**Directions for this task:**
Copy, exactly and only, the lines from the one with "Write a Python" up to and including the one with "z_sig = z[len(efeitos):]", leaving pictures out.

═══ Given data

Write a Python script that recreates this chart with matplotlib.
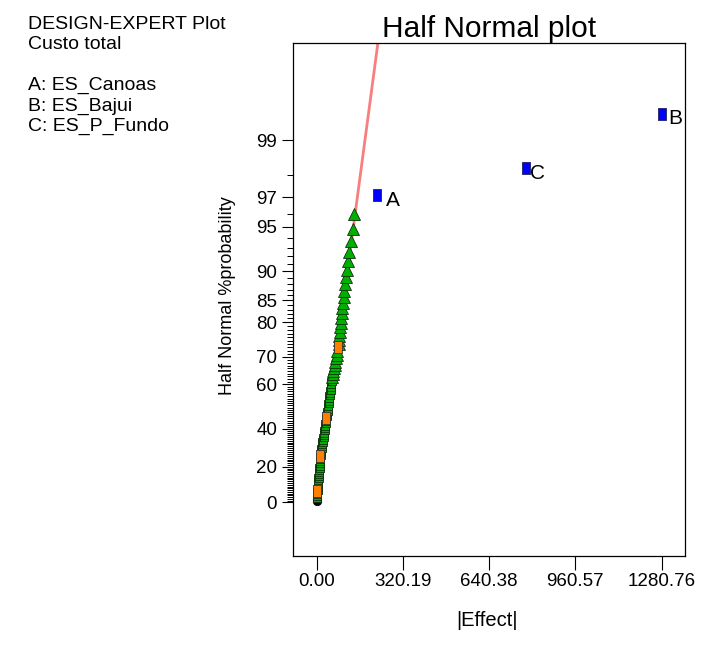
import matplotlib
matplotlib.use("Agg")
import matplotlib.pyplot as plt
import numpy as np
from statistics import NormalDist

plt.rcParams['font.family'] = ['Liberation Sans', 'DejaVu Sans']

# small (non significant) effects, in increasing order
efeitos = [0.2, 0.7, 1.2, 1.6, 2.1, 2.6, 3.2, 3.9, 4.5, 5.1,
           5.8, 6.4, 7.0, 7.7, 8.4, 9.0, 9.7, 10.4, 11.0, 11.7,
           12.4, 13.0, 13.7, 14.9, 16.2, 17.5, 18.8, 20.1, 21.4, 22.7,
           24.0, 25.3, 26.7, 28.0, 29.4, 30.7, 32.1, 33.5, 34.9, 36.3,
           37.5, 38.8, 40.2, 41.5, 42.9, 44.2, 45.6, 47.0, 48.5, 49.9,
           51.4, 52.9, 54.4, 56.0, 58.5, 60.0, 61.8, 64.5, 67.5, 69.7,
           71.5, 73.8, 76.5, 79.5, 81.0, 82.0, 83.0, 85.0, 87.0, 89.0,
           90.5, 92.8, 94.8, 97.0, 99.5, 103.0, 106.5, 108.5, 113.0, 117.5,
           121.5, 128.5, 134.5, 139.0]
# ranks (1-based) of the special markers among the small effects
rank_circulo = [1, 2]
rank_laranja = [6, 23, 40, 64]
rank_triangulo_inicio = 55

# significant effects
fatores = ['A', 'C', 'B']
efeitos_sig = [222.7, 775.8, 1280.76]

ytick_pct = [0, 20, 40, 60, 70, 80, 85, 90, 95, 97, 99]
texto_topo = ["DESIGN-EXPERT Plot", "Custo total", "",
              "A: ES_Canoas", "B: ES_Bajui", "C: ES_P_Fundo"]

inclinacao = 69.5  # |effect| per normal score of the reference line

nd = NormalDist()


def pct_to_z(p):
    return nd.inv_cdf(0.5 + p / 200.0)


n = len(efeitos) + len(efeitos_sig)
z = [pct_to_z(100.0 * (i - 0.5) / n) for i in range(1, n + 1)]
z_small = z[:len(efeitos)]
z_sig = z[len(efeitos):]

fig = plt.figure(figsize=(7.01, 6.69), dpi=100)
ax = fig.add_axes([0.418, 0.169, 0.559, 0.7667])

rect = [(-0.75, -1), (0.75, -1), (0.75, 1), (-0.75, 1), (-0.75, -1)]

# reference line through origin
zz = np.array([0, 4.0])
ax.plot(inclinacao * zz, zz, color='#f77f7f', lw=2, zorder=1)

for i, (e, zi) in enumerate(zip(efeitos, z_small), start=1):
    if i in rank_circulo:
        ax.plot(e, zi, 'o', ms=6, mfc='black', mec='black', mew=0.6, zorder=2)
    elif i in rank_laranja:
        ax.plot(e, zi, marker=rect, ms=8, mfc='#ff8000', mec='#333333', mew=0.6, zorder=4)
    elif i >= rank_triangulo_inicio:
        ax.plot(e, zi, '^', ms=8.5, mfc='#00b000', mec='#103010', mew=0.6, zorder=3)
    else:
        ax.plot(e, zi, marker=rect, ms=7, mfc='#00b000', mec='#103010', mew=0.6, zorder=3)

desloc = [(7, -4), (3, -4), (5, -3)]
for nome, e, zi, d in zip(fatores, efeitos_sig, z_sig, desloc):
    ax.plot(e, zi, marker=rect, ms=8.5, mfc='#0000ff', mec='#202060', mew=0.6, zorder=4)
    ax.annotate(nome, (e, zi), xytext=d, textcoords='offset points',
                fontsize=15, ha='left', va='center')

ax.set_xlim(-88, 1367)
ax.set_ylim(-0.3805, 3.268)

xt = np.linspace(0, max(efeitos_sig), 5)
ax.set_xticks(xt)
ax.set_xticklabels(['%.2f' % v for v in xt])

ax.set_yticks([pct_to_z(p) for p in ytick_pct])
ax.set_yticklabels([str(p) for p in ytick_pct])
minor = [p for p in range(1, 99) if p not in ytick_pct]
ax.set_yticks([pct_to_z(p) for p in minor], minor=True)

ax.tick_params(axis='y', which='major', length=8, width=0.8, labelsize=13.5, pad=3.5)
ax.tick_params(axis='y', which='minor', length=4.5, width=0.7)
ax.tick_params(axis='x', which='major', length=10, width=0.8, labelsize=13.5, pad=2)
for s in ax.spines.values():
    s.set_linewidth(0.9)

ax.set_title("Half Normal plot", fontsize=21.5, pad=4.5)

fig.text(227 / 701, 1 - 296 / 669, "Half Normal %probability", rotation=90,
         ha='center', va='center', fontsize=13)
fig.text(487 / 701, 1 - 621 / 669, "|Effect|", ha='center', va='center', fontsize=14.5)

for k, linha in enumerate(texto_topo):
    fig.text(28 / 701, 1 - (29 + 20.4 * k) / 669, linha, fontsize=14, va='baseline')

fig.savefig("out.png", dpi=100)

══════
═══ Given data

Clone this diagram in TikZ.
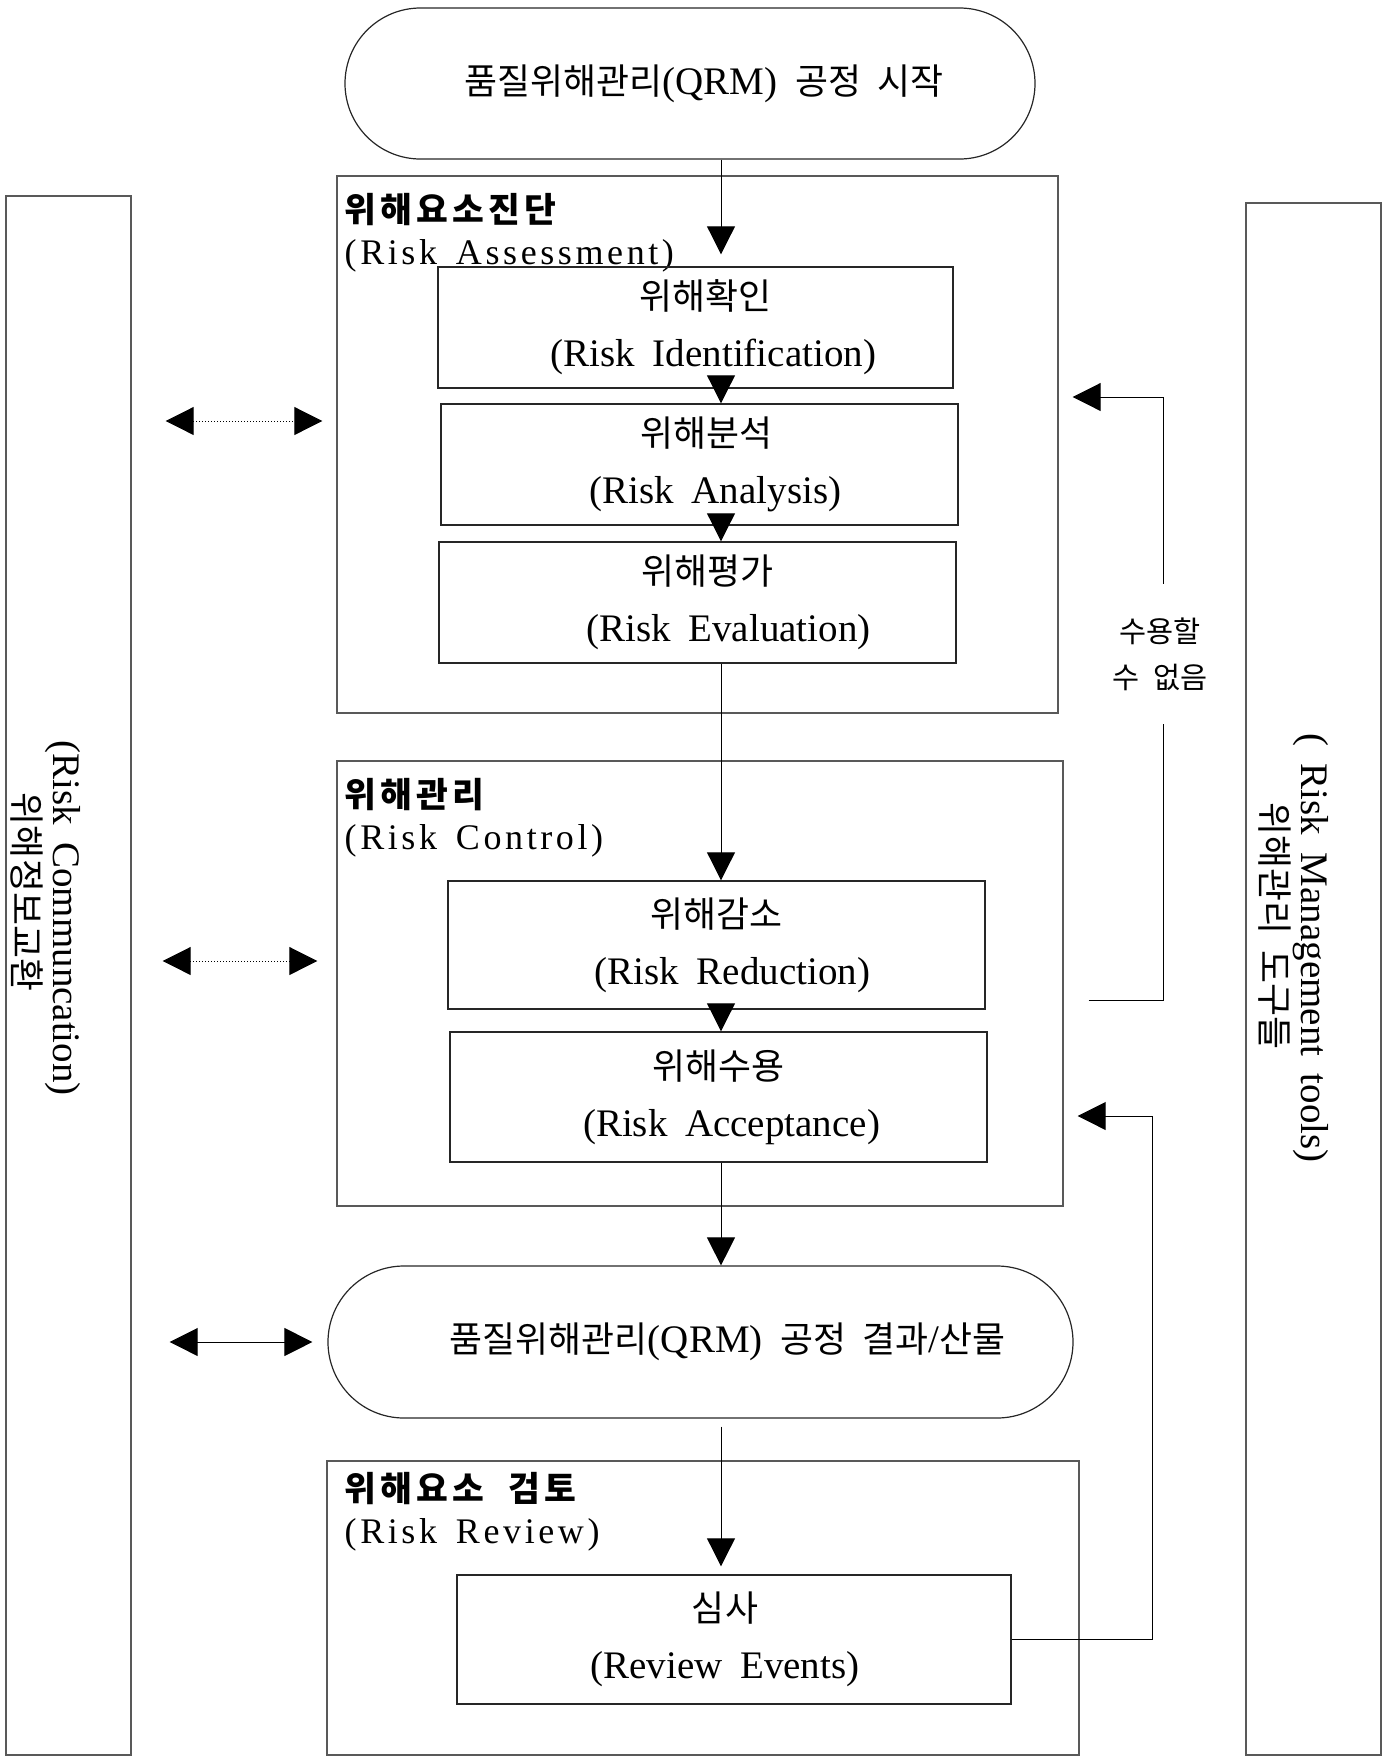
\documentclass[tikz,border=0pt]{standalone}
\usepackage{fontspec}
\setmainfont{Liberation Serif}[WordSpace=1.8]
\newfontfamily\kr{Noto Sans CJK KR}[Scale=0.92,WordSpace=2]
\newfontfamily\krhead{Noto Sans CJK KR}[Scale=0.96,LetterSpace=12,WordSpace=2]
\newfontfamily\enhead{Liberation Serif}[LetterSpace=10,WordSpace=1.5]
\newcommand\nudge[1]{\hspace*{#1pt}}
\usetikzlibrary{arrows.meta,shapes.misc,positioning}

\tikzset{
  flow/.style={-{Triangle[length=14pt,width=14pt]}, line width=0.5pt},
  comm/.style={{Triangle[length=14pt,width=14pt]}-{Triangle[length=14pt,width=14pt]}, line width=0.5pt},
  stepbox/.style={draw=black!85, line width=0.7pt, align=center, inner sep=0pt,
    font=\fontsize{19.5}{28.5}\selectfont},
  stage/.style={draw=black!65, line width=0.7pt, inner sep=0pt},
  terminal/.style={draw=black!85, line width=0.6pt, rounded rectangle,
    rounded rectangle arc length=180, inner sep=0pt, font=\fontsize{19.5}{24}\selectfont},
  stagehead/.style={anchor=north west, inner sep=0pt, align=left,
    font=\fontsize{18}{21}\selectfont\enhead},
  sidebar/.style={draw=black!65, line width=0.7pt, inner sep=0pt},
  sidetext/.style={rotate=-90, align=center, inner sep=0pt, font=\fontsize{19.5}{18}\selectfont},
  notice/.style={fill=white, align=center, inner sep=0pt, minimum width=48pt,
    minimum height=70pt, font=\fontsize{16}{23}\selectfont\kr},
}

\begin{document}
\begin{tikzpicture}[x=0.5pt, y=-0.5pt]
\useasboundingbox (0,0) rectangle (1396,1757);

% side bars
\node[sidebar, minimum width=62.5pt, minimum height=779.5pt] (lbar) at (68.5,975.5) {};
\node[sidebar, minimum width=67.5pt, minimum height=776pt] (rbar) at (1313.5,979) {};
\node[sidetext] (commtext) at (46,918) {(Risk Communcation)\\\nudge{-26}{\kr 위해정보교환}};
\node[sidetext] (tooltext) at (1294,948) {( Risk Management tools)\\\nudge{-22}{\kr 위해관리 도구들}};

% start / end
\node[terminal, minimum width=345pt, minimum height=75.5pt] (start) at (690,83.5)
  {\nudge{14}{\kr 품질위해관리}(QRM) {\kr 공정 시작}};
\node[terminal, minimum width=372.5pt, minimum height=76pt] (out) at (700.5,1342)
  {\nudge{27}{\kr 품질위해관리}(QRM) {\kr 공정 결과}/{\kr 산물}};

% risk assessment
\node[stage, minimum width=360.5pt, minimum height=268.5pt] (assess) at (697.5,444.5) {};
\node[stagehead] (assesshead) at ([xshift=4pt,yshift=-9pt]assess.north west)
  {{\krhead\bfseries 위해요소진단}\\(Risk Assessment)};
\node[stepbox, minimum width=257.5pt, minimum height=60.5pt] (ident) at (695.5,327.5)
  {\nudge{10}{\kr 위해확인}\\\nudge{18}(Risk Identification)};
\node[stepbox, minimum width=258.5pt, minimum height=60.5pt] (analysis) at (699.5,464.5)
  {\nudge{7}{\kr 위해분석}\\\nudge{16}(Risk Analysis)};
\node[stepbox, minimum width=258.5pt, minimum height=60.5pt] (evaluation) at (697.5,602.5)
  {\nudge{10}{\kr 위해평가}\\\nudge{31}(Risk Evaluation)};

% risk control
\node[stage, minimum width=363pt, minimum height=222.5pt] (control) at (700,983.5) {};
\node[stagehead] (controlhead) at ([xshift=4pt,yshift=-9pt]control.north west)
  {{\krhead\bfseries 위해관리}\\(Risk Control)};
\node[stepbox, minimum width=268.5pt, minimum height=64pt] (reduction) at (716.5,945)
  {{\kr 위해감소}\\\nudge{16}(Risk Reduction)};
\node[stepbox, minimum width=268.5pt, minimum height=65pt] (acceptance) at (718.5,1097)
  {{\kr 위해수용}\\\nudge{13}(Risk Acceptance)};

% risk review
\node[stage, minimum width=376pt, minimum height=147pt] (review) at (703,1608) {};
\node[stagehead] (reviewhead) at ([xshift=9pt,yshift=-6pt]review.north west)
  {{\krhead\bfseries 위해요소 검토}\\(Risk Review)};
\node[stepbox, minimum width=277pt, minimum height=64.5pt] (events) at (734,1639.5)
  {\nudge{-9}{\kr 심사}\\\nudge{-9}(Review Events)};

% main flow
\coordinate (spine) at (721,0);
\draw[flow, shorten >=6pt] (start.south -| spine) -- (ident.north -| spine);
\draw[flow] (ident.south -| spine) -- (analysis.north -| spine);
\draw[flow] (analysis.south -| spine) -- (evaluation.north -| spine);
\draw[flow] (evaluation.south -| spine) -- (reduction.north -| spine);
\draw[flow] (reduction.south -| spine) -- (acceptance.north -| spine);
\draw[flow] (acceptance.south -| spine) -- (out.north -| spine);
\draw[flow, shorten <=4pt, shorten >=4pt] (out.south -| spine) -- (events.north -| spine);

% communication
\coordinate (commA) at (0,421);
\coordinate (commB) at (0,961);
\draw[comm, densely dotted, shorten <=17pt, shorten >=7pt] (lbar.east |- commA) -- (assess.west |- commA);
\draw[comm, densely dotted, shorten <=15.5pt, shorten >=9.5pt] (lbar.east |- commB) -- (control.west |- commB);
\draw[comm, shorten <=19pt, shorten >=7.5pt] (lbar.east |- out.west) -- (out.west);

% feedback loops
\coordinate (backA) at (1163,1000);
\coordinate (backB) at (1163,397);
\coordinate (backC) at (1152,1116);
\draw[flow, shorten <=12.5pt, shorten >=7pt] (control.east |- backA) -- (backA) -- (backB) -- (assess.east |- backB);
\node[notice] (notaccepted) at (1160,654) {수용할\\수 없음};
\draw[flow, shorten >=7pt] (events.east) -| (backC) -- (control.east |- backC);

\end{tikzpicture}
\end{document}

══════

**Correct response:**
Write a Python script that recreates this chart with matplotlib.
import matplotlib
matplotlib.use("Agg")
import matplotlib.pyplot as plt
import numpy as np
from statistics import NormalDist

plt.rcParams['font.family'] = ['Liberation Sans', 'DejaVu Sans']

# small (non significant) effects, in increasing order
efeitos = [0.2, 0.7, 1.2, 1.6, 2.1, 2.6, 3.2, 3.9, 4.5, 5.1,
           5.8, 6.4, 7.0, 7.7, 8.4, 9.0, 9.7, 10.4, 11.0, 11.7,
           12.4, 13.0, 13.7, 14.9, 16.2, 17.5, 18.8, 20.1, 21.4, 22.7,
           24.0, 25.3, 26.7, 28.0, 29.4, 30.7, 32.1, 33.5, 34.9, 36.3,
           37.5, 38.8, 40.2, 41.5, 42.9, 44.2, 45.6, 47.0, 48.5, 49.9,
           51.4, 52.9, 54.4, 56.0, 58.5, 60.0, 61.8, 64.5, 67.5, 69.7,
           71.5, 73.8, 76.5, 79.5, 81.0, 82.0, 83.0, 85.0, 87.0, 89.0,
           90.5, 92.8, 94.8, 97.0, 99.5, 103.0, 106.5, 108.5, 113.0, 117.5,
           121.5, 128.5, 134.5, 139.0]
# ranks (1-based) of the special markers among the small effects
rank_circulo = [1, 2]
rank_laranja = [6, 23, 40, 64]
rank_triangulo_inicio = 55

# significant effects
fatores = ['A', 'C', 'B']
efeitos_sig = [222.7, 775.8, 1280.76]

ytick_pct = [0, 20, 40, 60, 70, 80, 85, 90, 95, 97, 99]
texto_topo = ["DESIGN-EXPERT Plot", "Custo total", "",
              "A: ES_Canoas", "B: ES_Bajui", "C: ES_P_Fundo"]

inclinacao = 69.5  # |effect| per normal score of the reference line

nd = NormalDist()


def pct_to_z(p):
    return nd.inv_cdf(0.5 + p / 200.0)


n = len(efeitos) + len(efeitos_sig)
z = [pct_to_z(100.0 * (i - 0.5) / n) for i in range(1, n + 1)]
z_small = z[:len(efeitos)]
z_sig = z[len(efeitos):]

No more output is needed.